Pieter van Ruijven
Pieter Claesz. van Ruijven (Delft, december 1624 – aldaar, begraven 7 augustus 1674) is een tijdgenoot van de Hollandse meesterschilder Johannes Vermeer. Hij is vooral bekend als diens vermoedelijke mecenas. Van Ruijven was kunstverzamelaar. Net zoals zijn vader werkte Van Ruijven voor de stad Delft, voor de Kamer van Charitate (1668-1674).
Pieter van Ruijven | ||||
---|---|---|---|---|
Algemene informatie | ||||
Volledige naam | Pieter Claesz. van Ruijven | |||
Geboren | december 1624 Delft | |||
Overleden | 7 augustus 1674 (begraafdatum) Delft | |||
Nationaliteit(en) | Nederlands | |||
Beroep(en) | kunstverzamelaar | |||
Bekend van | mecenas van Johannes Vermeer | |||
|
In 1653 trouwde hij met Maria de Knuijt en in 1655 kregen ze een dochter, Magdalena. De Knuijt werd op 26 februari 1681 begraven. Bij Magdalena's overlijden op 16 juni 1682 had zij 20 schilderijen van Vermeer in haar bezit, die overgingen op haar echtgenoot Jacob Dissius. De schilderijen werden na het overlijden van haar echtgenoot op 16 mei 1696 op de zogenaamde Dissiusveiling in Amsterdam verkocht. Op deze veiling werd nog een werk van Vermeer aangeboden. De eenentwintig schilderijen leverden fl 1.503 en tien stuivers op.
De Amerikaanse econoom John Michael Montias (1928-2015) vermoedde als eerste dat de schilderijen van Vermeer oorspronkelijk in het bezit zijn geweest van Van Ruijven. Dissius was namelijk van zichzelf geen vermogend man, terwijl Van Ruijven wel het geld had om veel schilderijen te kopen.

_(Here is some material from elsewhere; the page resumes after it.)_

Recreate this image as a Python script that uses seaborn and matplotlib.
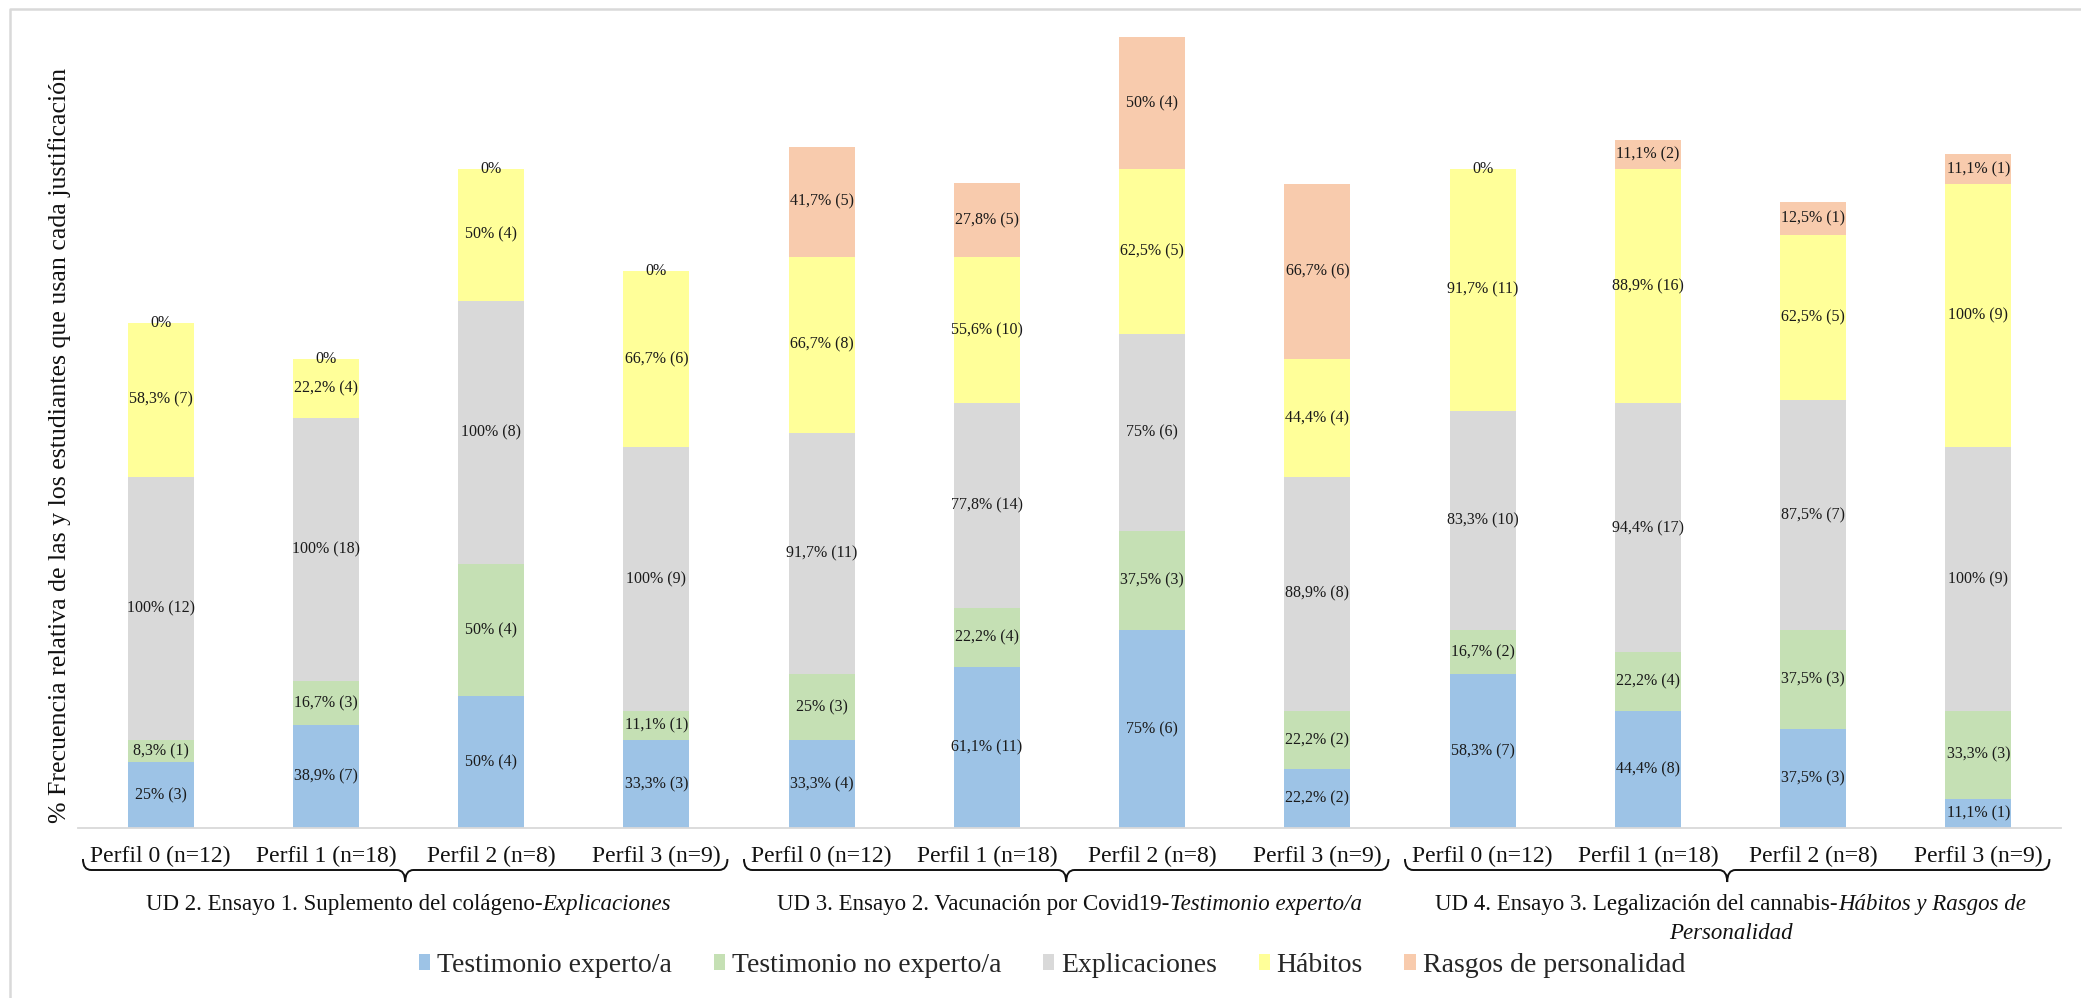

Verder was het dus zijn dochter die - in elk geval na het overlijden van haar beide ouders - in het bezit was van enkele tientallen schilderijen van Vermeer. Dat Van Ruijven Vermeer kende, blijkt uit een lening van 200 gulden die hij in 1657 aan Vermeer had verstrekt. Het is niet bekend waarvoor het geld bestemd was, maar Montias vermoedde dat het een aanbetaling was voor een schilderij. Over zijn bevindingen publiceerde hij voor het eerst in 1987.